Python中如何统计文本中的词频利用words()函数

发布时间：2024-01-20 20:08:39

在Python中，可以使用collections模块中的Counter来统计文本中的词频。具体步骤如下：

1. 导入Counter模块：

from collections import Counter

2. 读取文本文件并分词：

def words(text):
    # 将文本中的标点符号替换为空格
    text = text.replace(",", " ").replace(".", " ").replace(":", " ").replace(";", " ")
    # 将文本中的大写字母转换为小写字母
    text = text.lower()
    # 使用空格将文本分割成单词列表
    word_list = text.split()
    return word_list

3. 统计词频:

def count_words(text):
    # 调用words()函数对文本进行分词
    word_list = words(text)
    # 使用Counter统计每个单词的出现次数
    word_counts = Counter(word_list)
    return word_counts

4. 使用例子：

text = "This is a sample text. It contains several words.

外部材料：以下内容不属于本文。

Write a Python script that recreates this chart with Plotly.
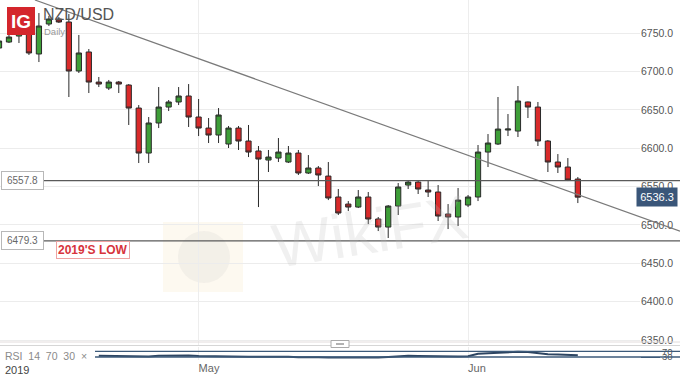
import plotly.graph_objects as go

# ---------------- data (NZD/USD daily, price x10000) ----------------
open_ = [6730.8, 6738.6, 6746.4, 6756.9, 6723.0, 6762.1, 6768.6, 6764.7, 6700.8, 6725.6,
         6686.4, 6678.6, 6686.4, 6682.5, 6652.5, 6593.8, 6633.0, 6653.8, 6660.4, 6668.2,
         6640.8, 6626.4, 6617.3, 6605.6, 6626.4, 6609.5, 6596.5, 6584.7, 6587.3, 6582.1,
         6593.8, 6567.8, 6574.3, 6563.8, 6536.5, 6527.3, 6523.4, 6536.5, 6507.8, 6497.3,
         6524.7, 6552.1, 6556.0, 6545.6, 6543.0, 6514.3, 6510.4, 6526.0, 6536.5, 6595.1,
         6605.6, 6623.8, 6622.5, 6660.4, 6653.8, 6609.5, 6582.1, 6575.6, 6559.9]
high = [6742.5, 6747.8, 6754.3, 6759.5, 6776.4, 6772.5, 6771.2, 6775.1, 6747.8, 6729.5,
        6693.0, 6689.1, 6687.8, 6683.8, 6656.4, 6640.8, 6679.9, 6663.0, 6679.9, 6683.8,
        6664.3, 6639.5, 6652.5, 6629.1, 6629.1, 6630.4, 6603.0, 6597.8, 6613.4, 6603.0,
        6597.8, 6591.2, 6576.9, 6582.1, 6546.9, 6531.2, 6545.6, 6543.0, 6510.4, 6526.0,
        6554.7, 6557.3, 6558.6, 6557.3, 6552.1, 6527.3, 6548.2, 6539.1, 6604.3, 6618.6,
        6666.9, 6644.7, 6681.2, 6661.0, 6660.4, 6610.8, 6592.5, 6587.3, 6562.5]
low = [6728.2, 6737.3, 6737.3, 6721.7, 6712.5, 6759.5, 6763.4, 6666.9, 6698.2, 6672.1,
       6679.9, 6676.0, 6672.1, 6630.4, 6580.8, 6580.8, 6626.4, 6648.6, 6656.4, 6627.8,
       6616.0, 6606.9, 6606.9, 6600.4, 6597.8, 6588.6, 6523.4, 6569.1, 6582.1, 6580.8,
       6565.2, 6566.5, 6550.8, 6532.5, 6513.0, 6518.2, 6522.1, 6501.2, 6492.1, 6483.0,
       6513.0, 6546.9, 6540.4, 6536.5, 6505.2, 6494.7, 6498.6, 6523.4, 6531.2, 6575.6,
       6604.3, 6616.0, 6614.7, 6639.5, 6603.0, 6569.1, 6567.8, 6557.3, 6528.6]
close = [6739.9, 6745.1, 6750.4, 6724.3, 6759.5, 6768.6, 6764.7, 6700.8, 6724.3, 6686.4,
         6683.8, 6686.4, 6683.8, 6652.5, 6593.8, 6633.0, 6653.8, 6660.4, 6668.2, 6640.8,
         6626.4, 6617.3, 6643.4, 6626.4, 6609.5, 6595.1, 6586.0, 6588.6, 6595.1, 6593.8,
         6567.8, 6574.3, 6565.2, 6535.2, 6515.6, 6523.4, 6536.5, 6507.8, 6497.3, 6524.7,
         6549.5, 6556.0, 6546.9, 6543.0, 6511.7, 6510.4, 6532.5, 6536.5, 6595.1, 6606.9,
         6625.1, 6625.1, 6661.7, 6653.8, 6609.5, 6582.1, 6575.6, 6558.6, 6536.3]
candle_idx = list(range(len(close)))

rsi_start = 10
rsi = [38, 36, 35, 33, 30, 33, 38, 40, 42, 40, 37, 35, 38,
       36, 34, 32, 31, 32, 33, 32, 29, 30, 28, 26, 25, 26, 28, 27, 26,
       30, 36, 38, 37, 36, 32, 31, 34, 36, 52, 56, 60, 61, 66,
       65, 56, 50, 48, 45, 42]
rsi_idx = list(range(rsi_start, rsi_start + len(rsi)))
rsi_levels = [30, 70]

price_ticks = [6350, 6400, 6450, 6500, 6550, 6600, 6650, 6700, 6750]
price_tick_text = ["%.1f" % v for v in price_ticks]
month_idx = [20, 47]
month_text = ["May", "Jun"]
year_text = "2019"

level_resist = 6557.8
level_low = 6479.3
low_text = "2019'S LOW"
last_price = 6536.3
trend_idx = [3.6, 61.2]
trend_price = [6793.4, 6524.7]

# ---------------- layout geometry ----------------
W, H = 680, 379
ML, MR, MT, MB = 0, 40, 0, 19
PW, PH = W - ML - MR, H - MT - MB
X_RANGE = [0.1, 64.23]
Y_RANGE = [6343.5, 6793.4]
RSI_RANGE = [8.9, 100.2]
MAIN_BOTTOM_PX = 345
RSI_TOP_PX = 347


def pxx(px):
    return (px - ML) / PW


def pxy(py):
    return (PH + MT - py) / PH


def idx_to_paper(i):
    return (i - X_RANGE[0]) / (X_RANGE[1] - X_RANGE[0])


FONT = "Arial, Liberation Sans, sans-serif"
GREEN = "#3e9e38"
RED = "#d92a2a"

fig = go.Figure()
fig.add_trace(go.Candlestick(
    x=candle_idx, open=open_, high=high, low=low, close=close,
    increasing=dict(fillcolor=GREEN, line=dict(color="#2a2a2a", width=1)),
    decreasing=dict(fillcolor=RED, line=dict(color="#2a2a2a", width=1)),
    whiskerwidth=0, hoverinfo="skip", showlegend=False,
    xaxis="x", yaxis="y"))
fig.add_trace(go.Scatter(
    x=rsi_idx, y=rsi, mode="lines", line=dict(color="#2d4562", width=2),
    hoverinfo="skip", showlegend=False, xaxis="x", yaxis="y2"))

shapes = []
# trendline, extended to the right edge of the page
slope = (trend_price[1] - trend_price[0]) / (trend_idx[1] - trend_idx[0])
x_end_paper = pxx(W)
i_end = X_RANGE[0] + x_end_paper * (X_RANGE[1] - X_RANGE[0])
shapes.append(dict(type="line", xref="paper", yref="y",
                   x0=idx_to_paper(trend_idx[0]), y0=trend_price[0],
                   x1=x_end_paper, y1=trend_price[0] + slope * (i_end - trend_idx[0]),
                   line=dict(color="#7a7a7a", width=1.2)))
for lv in (level_resist, level_low):
    shapes.append(dict(type="line", xref="paper", yref="y", x0=pxx(43), x1=pxx(W),
                       y0=lv, y1=lv, line=dict(color="#5a5a5a", width=1.2)))
for lv in rsi_levels:
    shapes.append(dict(type="line", xref="paper", yref="y2", x0=pxx(95), x1=pxx(W),
                       y0=lv, y1=lv, line=dict(color="#3c5a7a", width=1.3)))
# panel separator + handle
for py, col in ((342, "#e2dcdc"), (345.5, "#d6d6d6")):
    shapes.append(dict(type="line", xref="paper", yref="paper", x0=0, x1=pxx(W),
                       y0=pxy(py), y1=pxy(py), line=dict(color=col, width=1)))
shapes.append(dict(type="rect", xref="paper", yref="paper", x0=pxx(331), x1=pxx(349),
                   y0=pxy(347.5), y1=pxy(340.5), fillcolor="white",
                   line=dict(color="#aaaaaa", width=1)))
shapes.append(dict(type="line", xref="paper", yref="paper", x0=pxx(336), x1=pxx(344),
                   y0=pxy(344), y1=pxy(344), line=dict(color="#999999", width=1.5)))
# IG logo box
shapes.append(dict(type="rect", xref="paper", yref="paper", x0=pxx(7), x1=pxx(35),
                   y0=pxy(35), y1=pxy(7), fillcolor="#d4262c",
                   line=dict(width=0), layer="above"))
# faint watermark badge
shapes.append(dict(type="rect", xref="paper", yref="paper", x0=pxx(163), x1=pxx(243),
                   y0=pxy(292), y1=pxy(222), fillcolor="rgba(240,205,140,0.13)",
                   line=dict(width=0), layer="below"))
shapes.append(dict(type="circle", xref="paper", yref="paper", x0=pxx(178), x1=pxx(230),
                   y0=pxy(283), y1=pxy(231), fillcolor="rgba(190,190,190,0.15)",
                   line=dict(width=0), layer="below"))

ann = []
ann.append(dict(text="WikiFX", xref="paper", yref="paper", x=pxx(370), y=pxy(232),
                showarrow=False, textangle=-9,
                font=dict(family=FONT, size=62, color="rgba(185,185,185,0.22)"),
                xanchor="center", yanchor="middle"))
ann.append(dict(text="<b>IG</b>", xref="paper", yref="paper", x=pxx(21), y=pxy(21.5),
                showarrow=False, font=dict(family=FONT, size=19, color="white"),
                xanchor="center", yanchor="middle"))
ann.append(dict(text="NZD/USD", xref="paper", yref="paper", x=pxx(41), y=pxy(14.5),
                showarrow=False, font=dict(family=FONT, size=16, color="#555555"),
                xanchor="left", yanchor="middle"))
ann.append(dict(text="Daily", xref="paper", yref="paper", x=pxx(42), y=pxy(31),
                showarrow=False, font=dict(family=FONT, size=9.5, color="#9a9a9a"),
                xanchor="left", yanchor="middle"))
for lv in (level_resist, level_low):
    ann.append(dict(text="%.1f" % lv, xref="paper", yref="y", x=pxx(1), y=lv,
                    showarrow=False, xanchor="left", yanchor="middle",
                    font=dict(family=FONT, size=10, color="#666666"),
                    bgcolor="white", bordercolor="#b8b8b8", borderwidth=1,
                    borderpad=2, width=37, height=13))
ann.append(dict(text="<b>%s</b>" % low_text, xref="paper", yref="paper", x=pxx(56),
                y=pxy(250), showarrow=False, xanchor="left", yanchor="middle",
                font=dict(family=FONT, size=12, color="#d7343c"),
                bgcolor="white", bordercolor="#eea3a3", borderwidth=1, borderpad=1))
ann.append(dict(text="%.1f" % last_price, xref="paper", yref="y", x=pxx(657),
                y=last_price, showarrow=False, xanchor="center", yanchor="middle",
                font=dict(family=FONT, size=11, color="white"),
                bgcolor="#3a5679", borderpad=3, width=34))
ann.append(dict(text="RSI  14  70  30  \u00d7", xref="paper", yref="paper", x=pxx(3),
                y=pxy(356), showarrow=False, xanchor="left", yanchor="middle",
                font=dict(family=FONT, size=10.5, color="#8a8a8a")))
ann.append(dict(text=year_text, xref="paper", yref="paper", x=pxx(3), y=pxy(370),
                showarrow=False, xanchor="left", yanchor="middle",
                font=dict(family=FONT, size=11, color="#444444")))

fig.update_layout(
    width=W, height=H, margin=dict(l=ML, r=MR, t=MT, b=MB, pad=0),
    paper_bgcolor="white", plot_bgcolor="white", boxgap=0.25,
    showlegend=False, hovermode=False,
    xaxis=dict(range=X_RANGE, anchor="y2", tickvals=month_idx, ticktext=month_text,
               ticklabelposition="outside right", ticks="",
               tickfont=dict(family=FONT, size=11, color="#666666"),
               showgrid=True, gridcolor="#ededed", zeroline=False,
               rangeslider=dict(visible=False), fixedrange=True),
    yaxis=dict(domain=[pxy(MAIN_BOTTOM_PX), 1], range=Y_RANGE, side="right",
               tickvals=price_ticks, ticktext=price_tick_text, ticks="",
               tickfont=dict(family=FONT, size=10.5, color="#555555"),
               showgrid=True, gridcolor="#ececec", zeroline=False, fixedrange=True),
    yaxis2=dict(domain=[0, pxy(RSI_TOP_PX)], range=RSI_RANGE, side="right",
                tickvals=rsi_levels, ticktext=[str(v) for v in rsi_levels],
                ticks="outside", ticklen=19, tickcolor="#3c5a7a",
                tickfont=dict(family=FONT, size=9.5, color="#555555"),
                showgrid=False, zeroline=False, fixedrange=True),
    shapes=shapes, annotations=ann,
)

fig.write_html("out.html")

This sample text is used for example purposes."
word_counts = count_words(text)
print(word_counts)

输出结果：

Counter({'this': 2, 'is': 2, 'sample': 2, 'text': 2, 'a': 1, 'it': 1, 'contains': 1, 'several': 1, 'words': 1, 'used': 1, 'for': 1, 'example': 1, 'purposes': 1})

上述代码将输入的文本字符串转换为小写字母，并且去除标点符号后，统计每个单词出现的次数。最后输出的结果为一个Counter对象，它是一种字典的子类，可以轻松地找到每个单词出现的频率。